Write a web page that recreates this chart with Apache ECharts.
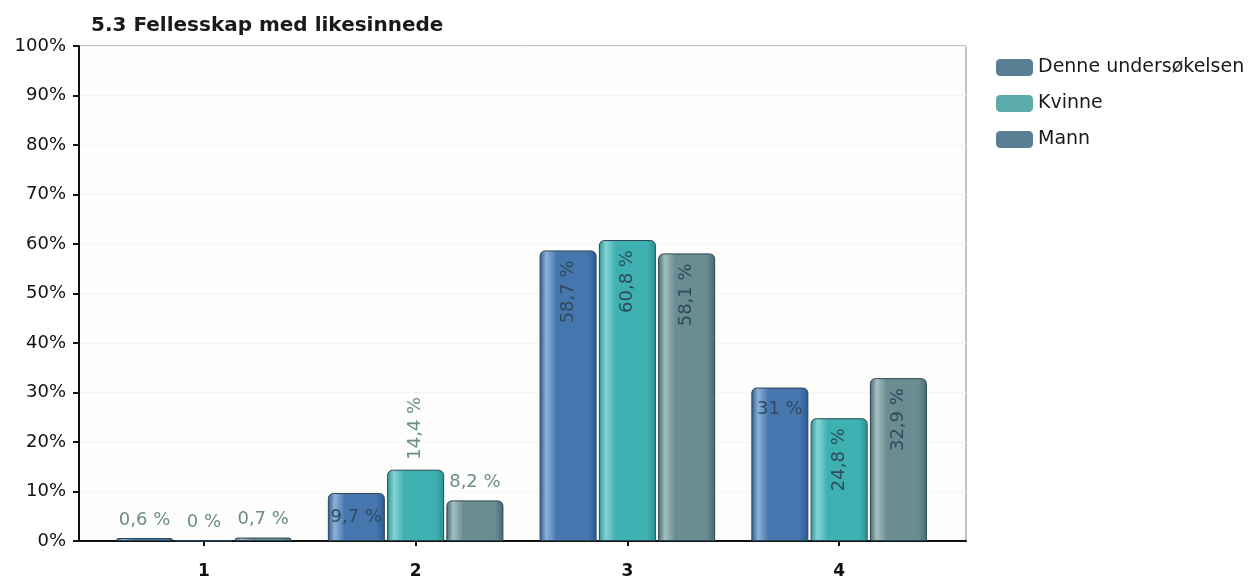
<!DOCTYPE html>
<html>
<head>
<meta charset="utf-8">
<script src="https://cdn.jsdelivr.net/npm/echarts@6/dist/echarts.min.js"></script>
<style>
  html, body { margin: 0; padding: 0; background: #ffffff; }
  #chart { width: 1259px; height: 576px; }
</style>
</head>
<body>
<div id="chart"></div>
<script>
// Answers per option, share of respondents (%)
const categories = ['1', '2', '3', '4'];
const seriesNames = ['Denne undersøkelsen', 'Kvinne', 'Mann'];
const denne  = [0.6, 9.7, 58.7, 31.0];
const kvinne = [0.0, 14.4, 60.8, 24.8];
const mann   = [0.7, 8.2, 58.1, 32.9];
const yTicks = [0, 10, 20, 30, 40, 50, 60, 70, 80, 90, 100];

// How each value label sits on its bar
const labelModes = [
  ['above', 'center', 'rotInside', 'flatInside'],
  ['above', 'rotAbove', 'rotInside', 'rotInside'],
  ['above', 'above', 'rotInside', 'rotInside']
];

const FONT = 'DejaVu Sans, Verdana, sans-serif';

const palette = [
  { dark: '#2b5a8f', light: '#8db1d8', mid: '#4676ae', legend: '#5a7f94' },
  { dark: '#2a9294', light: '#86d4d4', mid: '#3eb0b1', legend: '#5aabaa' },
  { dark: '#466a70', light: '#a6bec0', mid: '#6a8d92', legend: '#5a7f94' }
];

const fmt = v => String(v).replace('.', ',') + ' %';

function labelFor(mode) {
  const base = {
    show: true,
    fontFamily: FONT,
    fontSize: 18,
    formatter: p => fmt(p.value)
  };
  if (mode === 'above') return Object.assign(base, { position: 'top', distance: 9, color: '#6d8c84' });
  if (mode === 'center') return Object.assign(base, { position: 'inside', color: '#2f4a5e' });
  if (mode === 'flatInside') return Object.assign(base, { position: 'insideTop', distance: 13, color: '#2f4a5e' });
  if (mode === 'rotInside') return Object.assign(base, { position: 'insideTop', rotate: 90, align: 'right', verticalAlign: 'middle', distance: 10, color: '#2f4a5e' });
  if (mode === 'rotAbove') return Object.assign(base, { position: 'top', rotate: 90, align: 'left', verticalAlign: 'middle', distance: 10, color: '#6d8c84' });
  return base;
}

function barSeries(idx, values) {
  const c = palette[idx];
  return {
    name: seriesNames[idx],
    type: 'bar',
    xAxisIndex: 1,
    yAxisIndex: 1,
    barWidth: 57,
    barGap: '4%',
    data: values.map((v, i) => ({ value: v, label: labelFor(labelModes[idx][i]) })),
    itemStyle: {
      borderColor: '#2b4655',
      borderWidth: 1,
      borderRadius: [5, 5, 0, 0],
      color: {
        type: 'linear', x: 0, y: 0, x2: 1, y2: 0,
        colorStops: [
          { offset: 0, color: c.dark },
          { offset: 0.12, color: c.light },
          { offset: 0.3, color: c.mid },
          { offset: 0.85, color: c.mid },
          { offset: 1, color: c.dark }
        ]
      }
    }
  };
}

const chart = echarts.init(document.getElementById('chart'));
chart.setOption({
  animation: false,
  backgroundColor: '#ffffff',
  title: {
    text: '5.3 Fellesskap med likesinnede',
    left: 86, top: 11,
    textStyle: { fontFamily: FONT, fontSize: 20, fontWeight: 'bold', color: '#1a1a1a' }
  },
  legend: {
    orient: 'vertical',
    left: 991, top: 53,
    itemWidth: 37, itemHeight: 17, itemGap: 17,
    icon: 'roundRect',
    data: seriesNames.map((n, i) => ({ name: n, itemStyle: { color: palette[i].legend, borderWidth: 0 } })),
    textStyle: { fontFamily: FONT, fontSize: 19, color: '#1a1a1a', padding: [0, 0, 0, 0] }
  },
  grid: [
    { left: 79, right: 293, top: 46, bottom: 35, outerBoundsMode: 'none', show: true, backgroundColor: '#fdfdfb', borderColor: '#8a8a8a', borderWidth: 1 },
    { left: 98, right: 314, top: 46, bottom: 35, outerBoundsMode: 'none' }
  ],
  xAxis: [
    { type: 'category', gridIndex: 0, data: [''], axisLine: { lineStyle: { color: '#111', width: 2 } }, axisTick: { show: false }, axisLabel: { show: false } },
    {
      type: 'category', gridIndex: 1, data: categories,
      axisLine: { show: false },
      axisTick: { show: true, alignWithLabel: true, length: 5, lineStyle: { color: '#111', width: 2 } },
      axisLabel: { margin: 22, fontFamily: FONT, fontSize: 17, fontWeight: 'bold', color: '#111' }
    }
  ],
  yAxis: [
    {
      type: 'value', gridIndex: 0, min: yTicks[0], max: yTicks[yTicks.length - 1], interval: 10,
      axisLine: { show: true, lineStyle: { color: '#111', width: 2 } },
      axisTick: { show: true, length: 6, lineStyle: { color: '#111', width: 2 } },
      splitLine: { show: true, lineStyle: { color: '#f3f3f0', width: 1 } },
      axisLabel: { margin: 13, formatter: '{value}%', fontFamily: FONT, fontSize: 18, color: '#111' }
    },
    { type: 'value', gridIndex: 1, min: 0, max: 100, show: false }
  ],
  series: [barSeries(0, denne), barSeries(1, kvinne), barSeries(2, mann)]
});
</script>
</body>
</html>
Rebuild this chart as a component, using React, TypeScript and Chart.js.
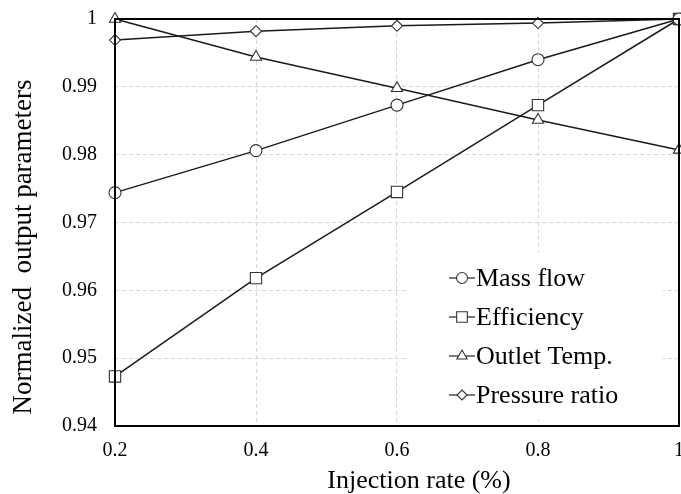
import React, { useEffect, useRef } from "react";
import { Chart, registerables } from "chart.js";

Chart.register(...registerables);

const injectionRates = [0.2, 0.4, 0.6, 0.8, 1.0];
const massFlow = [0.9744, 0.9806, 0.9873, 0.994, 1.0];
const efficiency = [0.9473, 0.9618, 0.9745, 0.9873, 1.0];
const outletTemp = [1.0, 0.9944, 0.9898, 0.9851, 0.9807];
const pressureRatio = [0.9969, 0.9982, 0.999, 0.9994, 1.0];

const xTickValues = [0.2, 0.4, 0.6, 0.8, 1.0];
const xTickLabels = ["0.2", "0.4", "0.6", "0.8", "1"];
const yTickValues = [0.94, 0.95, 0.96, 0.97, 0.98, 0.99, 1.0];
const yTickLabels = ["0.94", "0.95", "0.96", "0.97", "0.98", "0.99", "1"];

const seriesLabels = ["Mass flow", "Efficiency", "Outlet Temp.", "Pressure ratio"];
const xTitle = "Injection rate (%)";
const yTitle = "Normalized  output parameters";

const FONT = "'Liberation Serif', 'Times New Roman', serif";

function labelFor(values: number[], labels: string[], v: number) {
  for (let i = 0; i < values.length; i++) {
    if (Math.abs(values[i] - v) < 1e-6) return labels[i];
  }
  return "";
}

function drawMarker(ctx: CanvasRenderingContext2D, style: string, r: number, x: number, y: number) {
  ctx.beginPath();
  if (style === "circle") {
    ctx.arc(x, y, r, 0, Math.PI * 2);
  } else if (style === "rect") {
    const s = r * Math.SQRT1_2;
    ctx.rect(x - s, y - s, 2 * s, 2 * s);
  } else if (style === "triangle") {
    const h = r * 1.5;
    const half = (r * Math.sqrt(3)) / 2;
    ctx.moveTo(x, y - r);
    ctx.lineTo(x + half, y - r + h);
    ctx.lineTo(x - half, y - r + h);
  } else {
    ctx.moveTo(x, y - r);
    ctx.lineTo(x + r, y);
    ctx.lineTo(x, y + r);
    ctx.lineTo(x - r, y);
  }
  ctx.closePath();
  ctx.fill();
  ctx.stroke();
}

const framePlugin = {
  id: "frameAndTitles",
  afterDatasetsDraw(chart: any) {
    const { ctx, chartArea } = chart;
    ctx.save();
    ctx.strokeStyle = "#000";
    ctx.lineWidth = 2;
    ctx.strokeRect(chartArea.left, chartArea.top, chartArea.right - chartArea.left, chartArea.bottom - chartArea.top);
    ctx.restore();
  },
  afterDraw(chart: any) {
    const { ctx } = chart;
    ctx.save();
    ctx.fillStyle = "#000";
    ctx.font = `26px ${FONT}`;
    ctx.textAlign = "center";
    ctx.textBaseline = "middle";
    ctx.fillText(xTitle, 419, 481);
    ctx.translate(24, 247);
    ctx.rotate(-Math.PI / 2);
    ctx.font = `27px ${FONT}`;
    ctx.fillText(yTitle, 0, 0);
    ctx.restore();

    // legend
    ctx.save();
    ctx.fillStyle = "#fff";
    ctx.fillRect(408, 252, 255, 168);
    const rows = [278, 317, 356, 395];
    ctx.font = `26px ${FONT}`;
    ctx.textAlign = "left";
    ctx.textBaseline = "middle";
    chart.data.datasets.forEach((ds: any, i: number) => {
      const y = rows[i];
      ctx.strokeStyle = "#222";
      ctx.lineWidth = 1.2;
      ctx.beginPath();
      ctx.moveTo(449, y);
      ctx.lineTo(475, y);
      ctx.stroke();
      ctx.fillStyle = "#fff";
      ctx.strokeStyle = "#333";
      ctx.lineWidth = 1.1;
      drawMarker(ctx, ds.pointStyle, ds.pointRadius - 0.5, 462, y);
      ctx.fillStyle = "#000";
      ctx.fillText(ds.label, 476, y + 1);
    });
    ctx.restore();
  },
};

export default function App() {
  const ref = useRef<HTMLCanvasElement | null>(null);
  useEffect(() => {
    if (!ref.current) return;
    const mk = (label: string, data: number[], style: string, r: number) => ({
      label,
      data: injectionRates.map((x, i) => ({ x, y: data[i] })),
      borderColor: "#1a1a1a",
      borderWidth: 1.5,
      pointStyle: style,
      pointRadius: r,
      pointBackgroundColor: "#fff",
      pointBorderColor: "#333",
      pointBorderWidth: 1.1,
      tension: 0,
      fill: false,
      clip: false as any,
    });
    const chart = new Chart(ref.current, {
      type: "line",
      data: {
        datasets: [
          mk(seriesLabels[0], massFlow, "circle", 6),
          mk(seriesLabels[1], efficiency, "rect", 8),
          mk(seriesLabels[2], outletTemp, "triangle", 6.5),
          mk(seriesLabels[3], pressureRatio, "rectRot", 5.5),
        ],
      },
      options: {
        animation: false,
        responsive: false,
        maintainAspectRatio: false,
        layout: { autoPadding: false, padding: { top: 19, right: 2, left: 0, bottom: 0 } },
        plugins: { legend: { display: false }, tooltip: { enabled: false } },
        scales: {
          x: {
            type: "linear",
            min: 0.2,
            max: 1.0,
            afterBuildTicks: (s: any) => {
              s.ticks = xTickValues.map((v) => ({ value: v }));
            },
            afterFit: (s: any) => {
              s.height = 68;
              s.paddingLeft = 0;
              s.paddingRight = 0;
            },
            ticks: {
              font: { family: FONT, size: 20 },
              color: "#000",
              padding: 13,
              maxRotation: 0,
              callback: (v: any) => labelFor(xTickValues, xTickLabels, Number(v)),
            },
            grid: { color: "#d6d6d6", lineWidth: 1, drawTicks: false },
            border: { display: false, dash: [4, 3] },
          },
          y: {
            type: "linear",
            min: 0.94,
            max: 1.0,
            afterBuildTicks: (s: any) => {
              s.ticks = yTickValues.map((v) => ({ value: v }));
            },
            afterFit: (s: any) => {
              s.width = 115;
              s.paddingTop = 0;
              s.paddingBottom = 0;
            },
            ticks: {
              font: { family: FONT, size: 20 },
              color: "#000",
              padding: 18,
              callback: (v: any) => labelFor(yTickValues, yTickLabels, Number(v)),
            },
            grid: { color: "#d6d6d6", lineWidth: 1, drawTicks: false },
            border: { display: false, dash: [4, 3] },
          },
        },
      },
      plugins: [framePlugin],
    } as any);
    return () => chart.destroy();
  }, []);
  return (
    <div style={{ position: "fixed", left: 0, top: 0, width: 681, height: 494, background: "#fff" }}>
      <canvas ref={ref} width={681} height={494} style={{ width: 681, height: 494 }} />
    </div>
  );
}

[TASK INSTRUCTIONS]
Leave out the pictures, then repeat the listing above exactly from its first line to the line with "const FONT = 'DejaVu", inclusive.

[ANSWER TO THIS PROBLEM]
Write a web page that recreates this chart with Apache ECharts.
<!DOCTYPE html>
<html>
<head>
<meta charset="utf-8">
<script src="https://cdn.jsdelivr.net/npm/echarts@6/dist/echarts.min.js"></script>
<style>
  html, body { margin: 0; padding: 0; background: #ffffff; }
  #chart { width: 1259px; height: 576px; }
</style>
</head>
<body>
<div id="chart"></div>
<script>
// Answers per option, share of respondents (%)
const categories = ['1', '2', '3', '4'];
const seriesNames = ['Denne undersøkelsen', 'Kvinne', 'Mann'];
const denne  = [0.6, 9.7, 58.7, 31.0];
const kvinne = [0.0, 14.4, 60.8, 24.8];
const mann   = [0.7, 8.2, 58.1, 32.9];
const yTicks = [0, 10, 20, 30, 40, 50, 60, 70, 80, 90, 100];

// How each value label sits on its bar
const labelModes = [
  ['above', 'center', 'rotInside', 'flatInside'],
  ['above', 'rotAbove', 'rotInside', 'rotInside'],
  ['above', 'above', 'rotInside', 'rotInside']
];

const FONT = 'DejaVu Sans, Verdana, sans-serif';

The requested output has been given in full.